[start]
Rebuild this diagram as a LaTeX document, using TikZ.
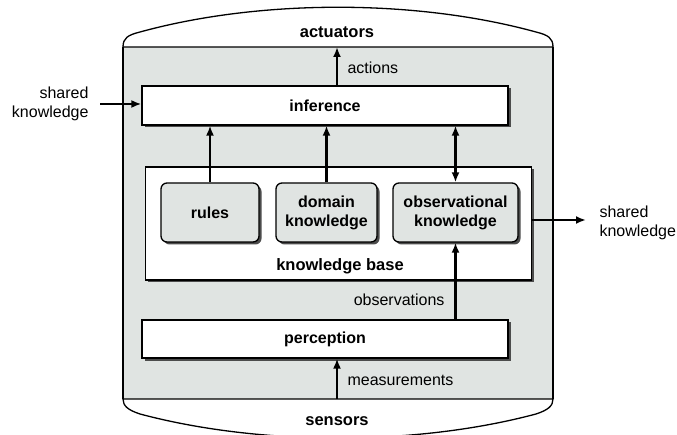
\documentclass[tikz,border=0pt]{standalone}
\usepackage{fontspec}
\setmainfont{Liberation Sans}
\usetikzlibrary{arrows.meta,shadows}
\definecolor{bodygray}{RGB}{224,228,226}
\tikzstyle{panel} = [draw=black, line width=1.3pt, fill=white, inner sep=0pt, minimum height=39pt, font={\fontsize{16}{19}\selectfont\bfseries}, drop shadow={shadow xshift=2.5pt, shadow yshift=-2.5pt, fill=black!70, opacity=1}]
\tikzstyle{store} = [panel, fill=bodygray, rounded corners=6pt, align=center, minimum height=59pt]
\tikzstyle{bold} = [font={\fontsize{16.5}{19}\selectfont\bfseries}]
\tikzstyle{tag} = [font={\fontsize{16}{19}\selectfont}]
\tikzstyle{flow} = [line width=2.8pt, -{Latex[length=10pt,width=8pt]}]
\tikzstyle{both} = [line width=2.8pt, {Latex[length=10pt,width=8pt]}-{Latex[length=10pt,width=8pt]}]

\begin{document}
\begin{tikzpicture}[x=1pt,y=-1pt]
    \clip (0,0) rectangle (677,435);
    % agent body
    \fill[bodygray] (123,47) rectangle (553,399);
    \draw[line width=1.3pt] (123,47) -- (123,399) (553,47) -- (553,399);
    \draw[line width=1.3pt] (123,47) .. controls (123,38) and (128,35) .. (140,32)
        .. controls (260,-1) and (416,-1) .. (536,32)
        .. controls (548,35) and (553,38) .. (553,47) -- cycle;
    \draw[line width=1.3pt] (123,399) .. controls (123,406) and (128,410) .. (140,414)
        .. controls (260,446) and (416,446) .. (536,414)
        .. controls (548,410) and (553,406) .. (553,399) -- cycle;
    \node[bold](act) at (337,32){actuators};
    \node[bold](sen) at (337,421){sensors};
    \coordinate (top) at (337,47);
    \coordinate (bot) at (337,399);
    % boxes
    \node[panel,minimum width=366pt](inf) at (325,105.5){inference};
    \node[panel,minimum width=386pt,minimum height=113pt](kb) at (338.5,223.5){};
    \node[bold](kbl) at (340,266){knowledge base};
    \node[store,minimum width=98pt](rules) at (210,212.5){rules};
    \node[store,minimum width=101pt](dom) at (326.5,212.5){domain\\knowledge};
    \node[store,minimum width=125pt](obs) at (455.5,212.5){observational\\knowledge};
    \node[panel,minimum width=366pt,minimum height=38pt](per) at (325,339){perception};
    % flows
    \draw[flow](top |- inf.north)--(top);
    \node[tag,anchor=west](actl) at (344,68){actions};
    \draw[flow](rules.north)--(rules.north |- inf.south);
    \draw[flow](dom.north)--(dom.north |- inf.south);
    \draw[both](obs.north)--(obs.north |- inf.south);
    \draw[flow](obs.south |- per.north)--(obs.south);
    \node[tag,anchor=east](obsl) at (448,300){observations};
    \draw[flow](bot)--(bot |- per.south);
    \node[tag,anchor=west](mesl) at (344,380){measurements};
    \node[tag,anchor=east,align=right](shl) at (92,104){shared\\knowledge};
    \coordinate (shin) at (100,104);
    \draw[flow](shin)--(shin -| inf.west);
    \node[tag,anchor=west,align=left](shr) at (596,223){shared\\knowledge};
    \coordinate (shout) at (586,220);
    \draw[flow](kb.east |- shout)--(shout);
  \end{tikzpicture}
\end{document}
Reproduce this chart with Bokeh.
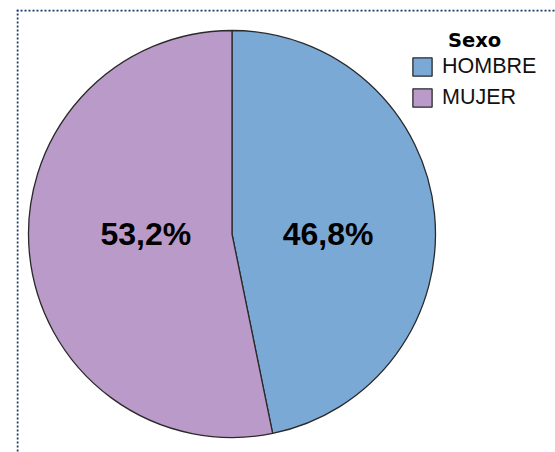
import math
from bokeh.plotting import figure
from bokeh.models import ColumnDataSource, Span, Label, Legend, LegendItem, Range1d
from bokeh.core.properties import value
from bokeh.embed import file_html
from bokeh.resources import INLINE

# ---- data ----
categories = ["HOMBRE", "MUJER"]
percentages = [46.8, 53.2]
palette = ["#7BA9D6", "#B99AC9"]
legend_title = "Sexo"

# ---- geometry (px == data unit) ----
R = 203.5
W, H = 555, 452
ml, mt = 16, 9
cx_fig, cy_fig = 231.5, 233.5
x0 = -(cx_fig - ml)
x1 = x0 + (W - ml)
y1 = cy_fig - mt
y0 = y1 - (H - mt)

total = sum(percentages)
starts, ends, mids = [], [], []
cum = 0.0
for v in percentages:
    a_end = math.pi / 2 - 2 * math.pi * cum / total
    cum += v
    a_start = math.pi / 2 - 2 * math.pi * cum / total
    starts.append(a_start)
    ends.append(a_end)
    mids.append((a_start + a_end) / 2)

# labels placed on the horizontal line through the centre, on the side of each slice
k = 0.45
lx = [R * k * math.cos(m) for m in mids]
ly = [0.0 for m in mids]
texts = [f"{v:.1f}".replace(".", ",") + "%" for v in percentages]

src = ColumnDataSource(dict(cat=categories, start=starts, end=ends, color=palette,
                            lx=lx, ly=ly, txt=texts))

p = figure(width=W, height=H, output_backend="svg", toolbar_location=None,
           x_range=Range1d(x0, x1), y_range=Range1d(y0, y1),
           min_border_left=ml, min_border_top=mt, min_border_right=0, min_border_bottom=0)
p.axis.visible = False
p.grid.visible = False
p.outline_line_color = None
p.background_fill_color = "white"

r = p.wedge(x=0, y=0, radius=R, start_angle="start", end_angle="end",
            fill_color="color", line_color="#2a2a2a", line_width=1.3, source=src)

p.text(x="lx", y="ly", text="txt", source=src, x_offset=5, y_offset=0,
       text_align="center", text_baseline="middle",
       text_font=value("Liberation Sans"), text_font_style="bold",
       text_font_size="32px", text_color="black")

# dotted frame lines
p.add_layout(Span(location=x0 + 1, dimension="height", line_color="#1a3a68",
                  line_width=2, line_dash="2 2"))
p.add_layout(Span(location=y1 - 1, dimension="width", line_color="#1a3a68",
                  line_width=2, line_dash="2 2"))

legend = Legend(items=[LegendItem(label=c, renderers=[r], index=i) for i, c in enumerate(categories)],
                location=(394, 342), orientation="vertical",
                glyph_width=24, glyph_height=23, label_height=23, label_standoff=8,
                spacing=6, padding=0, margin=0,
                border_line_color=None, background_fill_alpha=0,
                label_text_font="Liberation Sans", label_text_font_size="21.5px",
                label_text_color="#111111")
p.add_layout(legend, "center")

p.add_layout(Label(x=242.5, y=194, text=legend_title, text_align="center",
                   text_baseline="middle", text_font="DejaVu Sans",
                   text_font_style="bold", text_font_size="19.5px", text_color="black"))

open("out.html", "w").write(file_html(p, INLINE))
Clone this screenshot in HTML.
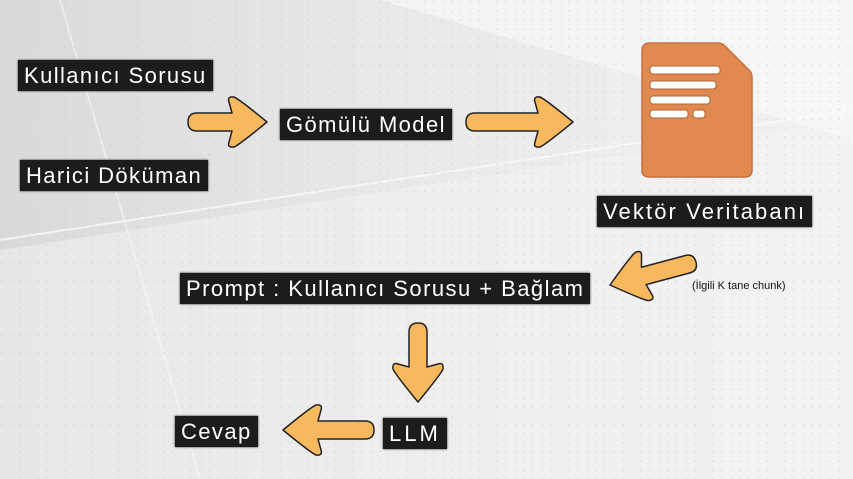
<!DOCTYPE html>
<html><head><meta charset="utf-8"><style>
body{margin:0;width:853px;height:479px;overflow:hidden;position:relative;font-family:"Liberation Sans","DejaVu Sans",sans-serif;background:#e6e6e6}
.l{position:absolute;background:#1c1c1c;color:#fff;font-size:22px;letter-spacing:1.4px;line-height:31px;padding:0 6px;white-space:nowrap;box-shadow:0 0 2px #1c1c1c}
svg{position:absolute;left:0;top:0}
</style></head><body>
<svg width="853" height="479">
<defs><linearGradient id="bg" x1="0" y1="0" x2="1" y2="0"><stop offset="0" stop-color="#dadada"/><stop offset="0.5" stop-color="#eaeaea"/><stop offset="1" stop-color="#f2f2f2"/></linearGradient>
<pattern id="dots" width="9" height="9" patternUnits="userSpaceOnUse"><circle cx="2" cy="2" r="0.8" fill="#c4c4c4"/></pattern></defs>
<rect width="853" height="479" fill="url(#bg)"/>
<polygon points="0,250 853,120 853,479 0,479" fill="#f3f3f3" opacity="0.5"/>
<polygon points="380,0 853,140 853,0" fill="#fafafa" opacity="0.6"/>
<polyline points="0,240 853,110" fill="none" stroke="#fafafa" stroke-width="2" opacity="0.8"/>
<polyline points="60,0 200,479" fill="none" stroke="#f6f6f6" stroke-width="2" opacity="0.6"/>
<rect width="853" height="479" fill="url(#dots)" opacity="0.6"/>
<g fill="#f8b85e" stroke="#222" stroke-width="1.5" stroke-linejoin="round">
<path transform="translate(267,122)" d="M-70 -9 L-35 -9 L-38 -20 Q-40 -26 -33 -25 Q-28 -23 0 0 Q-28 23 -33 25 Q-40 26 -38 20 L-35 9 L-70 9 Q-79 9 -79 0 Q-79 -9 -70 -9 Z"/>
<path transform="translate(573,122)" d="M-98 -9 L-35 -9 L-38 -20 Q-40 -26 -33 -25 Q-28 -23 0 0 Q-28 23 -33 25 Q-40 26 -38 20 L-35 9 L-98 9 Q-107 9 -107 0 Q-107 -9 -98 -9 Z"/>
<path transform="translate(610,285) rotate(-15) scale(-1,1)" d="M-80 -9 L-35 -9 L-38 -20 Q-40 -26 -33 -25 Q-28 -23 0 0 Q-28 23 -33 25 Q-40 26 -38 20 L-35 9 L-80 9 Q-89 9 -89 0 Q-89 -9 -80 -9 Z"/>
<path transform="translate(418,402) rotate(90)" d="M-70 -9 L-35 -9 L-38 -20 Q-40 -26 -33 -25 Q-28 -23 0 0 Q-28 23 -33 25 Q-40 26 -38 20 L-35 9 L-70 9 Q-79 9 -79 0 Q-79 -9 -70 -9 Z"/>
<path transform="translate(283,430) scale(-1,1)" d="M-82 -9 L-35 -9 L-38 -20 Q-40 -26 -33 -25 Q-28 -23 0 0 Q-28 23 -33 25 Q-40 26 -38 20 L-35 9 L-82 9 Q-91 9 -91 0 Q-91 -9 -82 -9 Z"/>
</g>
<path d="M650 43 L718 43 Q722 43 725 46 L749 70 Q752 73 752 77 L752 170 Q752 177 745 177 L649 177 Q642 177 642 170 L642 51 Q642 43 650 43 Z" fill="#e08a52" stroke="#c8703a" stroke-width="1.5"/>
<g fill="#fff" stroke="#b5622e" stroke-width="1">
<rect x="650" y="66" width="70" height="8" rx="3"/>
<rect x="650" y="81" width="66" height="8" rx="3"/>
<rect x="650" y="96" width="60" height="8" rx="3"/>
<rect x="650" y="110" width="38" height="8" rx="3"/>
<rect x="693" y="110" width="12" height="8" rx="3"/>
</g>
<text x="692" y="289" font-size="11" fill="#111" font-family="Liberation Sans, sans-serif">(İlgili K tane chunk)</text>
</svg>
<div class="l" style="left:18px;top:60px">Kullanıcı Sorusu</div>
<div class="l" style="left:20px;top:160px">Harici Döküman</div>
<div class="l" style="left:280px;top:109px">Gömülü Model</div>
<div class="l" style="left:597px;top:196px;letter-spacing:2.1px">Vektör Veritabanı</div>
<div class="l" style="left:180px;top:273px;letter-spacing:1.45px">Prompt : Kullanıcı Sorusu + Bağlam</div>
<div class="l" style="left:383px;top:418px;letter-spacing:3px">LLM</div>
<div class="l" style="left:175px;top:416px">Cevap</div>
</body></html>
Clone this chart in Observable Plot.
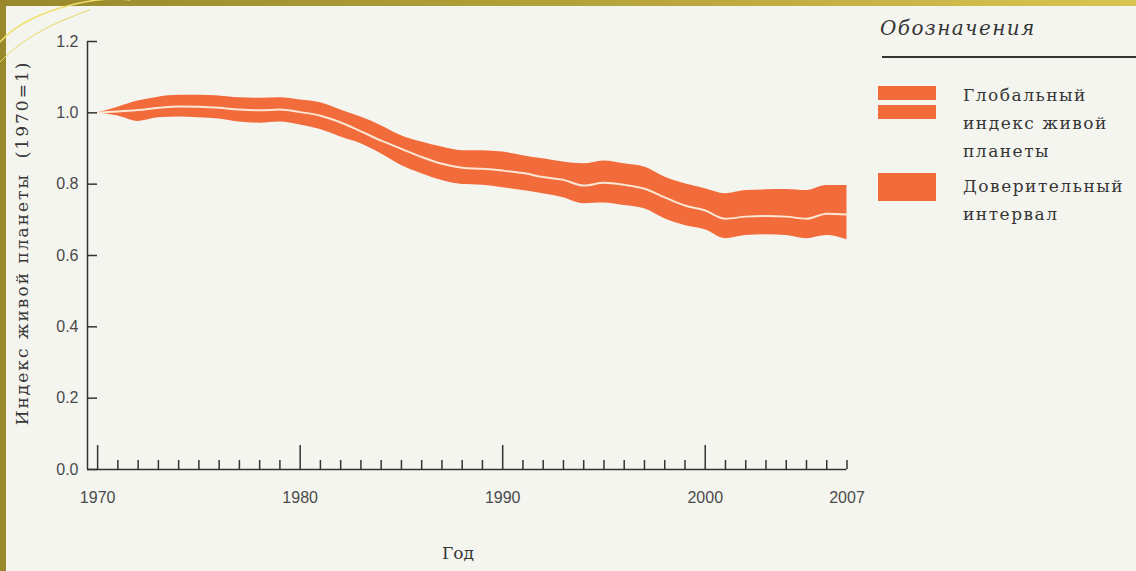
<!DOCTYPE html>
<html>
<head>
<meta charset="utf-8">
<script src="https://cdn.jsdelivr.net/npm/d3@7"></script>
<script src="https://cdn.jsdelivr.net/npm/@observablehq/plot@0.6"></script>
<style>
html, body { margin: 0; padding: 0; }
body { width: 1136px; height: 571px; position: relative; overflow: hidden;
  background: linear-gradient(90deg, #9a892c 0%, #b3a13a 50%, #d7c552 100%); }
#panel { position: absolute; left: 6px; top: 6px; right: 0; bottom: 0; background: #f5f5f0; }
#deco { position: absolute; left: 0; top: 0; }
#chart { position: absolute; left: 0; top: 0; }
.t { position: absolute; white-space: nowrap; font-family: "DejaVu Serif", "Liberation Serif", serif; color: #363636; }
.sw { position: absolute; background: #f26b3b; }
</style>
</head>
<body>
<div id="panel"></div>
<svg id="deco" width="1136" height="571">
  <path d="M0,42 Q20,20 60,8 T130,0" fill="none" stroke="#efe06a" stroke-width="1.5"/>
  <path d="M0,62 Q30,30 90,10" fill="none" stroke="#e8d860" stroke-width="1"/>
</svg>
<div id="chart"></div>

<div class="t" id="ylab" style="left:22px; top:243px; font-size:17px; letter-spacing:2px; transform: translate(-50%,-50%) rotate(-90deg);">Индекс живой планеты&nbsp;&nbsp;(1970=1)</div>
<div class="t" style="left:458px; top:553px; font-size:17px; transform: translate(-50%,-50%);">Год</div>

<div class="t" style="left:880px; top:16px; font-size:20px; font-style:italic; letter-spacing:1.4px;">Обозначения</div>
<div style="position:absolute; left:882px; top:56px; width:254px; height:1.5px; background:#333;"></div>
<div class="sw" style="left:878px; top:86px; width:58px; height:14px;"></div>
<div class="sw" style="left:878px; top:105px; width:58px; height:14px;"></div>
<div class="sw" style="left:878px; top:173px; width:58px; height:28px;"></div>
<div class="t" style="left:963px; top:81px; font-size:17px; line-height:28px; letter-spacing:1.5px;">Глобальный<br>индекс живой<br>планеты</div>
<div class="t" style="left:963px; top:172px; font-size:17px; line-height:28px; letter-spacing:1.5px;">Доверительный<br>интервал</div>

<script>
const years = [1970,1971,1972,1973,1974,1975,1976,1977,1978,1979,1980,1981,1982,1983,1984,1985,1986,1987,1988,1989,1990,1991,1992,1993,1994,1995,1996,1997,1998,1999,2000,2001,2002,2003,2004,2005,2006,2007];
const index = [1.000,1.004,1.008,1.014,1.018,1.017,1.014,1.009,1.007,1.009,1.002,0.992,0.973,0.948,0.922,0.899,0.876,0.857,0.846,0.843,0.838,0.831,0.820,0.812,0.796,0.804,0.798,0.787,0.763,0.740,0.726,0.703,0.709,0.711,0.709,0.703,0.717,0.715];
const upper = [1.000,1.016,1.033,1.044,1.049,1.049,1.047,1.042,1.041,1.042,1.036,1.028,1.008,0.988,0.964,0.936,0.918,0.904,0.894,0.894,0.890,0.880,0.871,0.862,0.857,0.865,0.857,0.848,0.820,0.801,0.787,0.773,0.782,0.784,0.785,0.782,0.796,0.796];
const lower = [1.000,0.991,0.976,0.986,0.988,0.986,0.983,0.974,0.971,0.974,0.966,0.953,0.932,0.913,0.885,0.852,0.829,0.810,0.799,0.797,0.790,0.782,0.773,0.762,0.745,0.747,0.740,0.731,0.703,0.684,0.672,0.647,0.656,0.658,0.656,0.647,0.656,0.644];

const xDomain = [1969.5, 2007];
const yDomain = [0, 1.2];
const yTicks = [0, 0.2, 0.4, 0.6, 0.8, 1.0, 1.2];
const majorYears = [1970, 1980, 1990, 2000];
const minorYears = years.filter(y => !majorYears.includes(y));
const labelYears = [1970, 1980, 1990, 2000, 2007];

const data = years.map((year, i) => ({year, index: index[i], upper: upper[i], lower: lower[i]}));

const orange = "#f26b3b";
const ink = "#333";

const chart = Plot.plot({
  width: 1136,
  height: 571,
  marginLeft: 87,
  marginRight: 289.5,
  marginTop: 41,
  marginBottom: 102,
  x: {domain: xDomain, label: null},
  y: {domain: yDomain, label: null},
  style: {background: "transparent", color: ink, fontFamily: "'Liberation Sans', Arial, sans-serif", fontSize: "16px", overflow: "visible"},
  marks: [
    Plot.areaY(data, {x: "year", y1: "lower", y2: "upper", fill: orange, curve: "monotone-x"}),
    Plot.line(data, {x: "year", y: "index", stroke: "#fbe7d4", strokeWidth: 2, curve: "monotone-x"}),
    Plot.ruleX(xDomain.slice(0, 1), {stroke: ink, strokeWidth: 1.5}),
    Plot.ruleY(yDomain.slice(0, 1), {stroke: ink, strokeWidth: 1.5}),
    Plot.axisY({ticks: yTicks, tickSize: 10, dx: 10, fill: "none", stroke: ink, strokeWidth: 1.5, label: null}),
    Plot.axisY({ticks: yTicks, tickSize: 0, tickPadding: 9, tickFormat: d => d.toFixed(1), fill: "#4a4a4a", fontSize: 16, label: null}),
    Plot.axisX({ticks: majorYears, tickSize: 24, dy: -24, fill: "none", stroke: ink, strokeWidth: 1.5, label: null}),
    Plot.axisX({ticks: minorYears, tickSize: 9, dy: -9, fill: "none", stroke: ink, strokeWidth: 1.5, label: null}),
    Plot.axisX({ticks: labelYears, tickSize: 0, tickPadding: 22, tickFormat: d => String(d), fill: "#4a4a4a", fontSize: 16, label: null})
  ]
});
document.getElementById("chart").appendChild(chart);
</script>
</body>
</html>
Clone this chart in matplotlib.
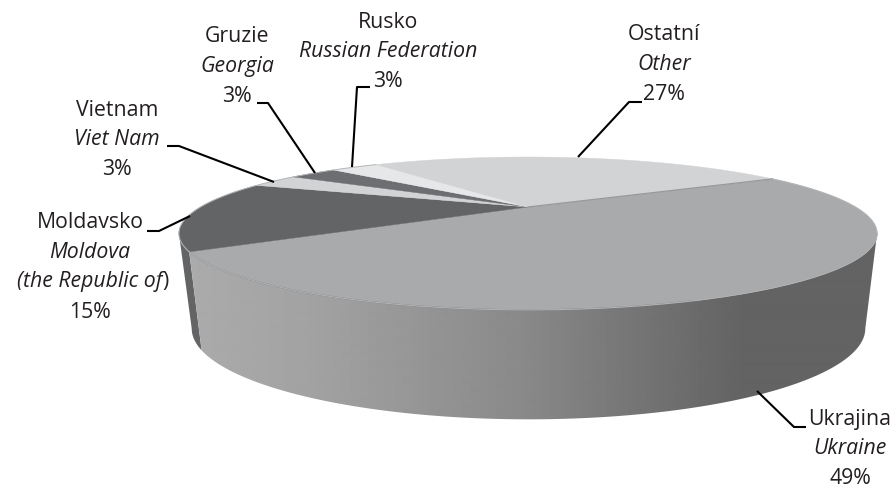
[end]
EXERCISE BRIEF: Search the data above for lines holding "this" and copy each of them.

FINAL RESULT:
Rebuild this diagram as a LaTeX document, using TikZ.
Reproduce this chart with Bokeh.
Clone this screenshot in HTML.
Clone this chart in Observable Plot.
Clone this chart in matplotlib.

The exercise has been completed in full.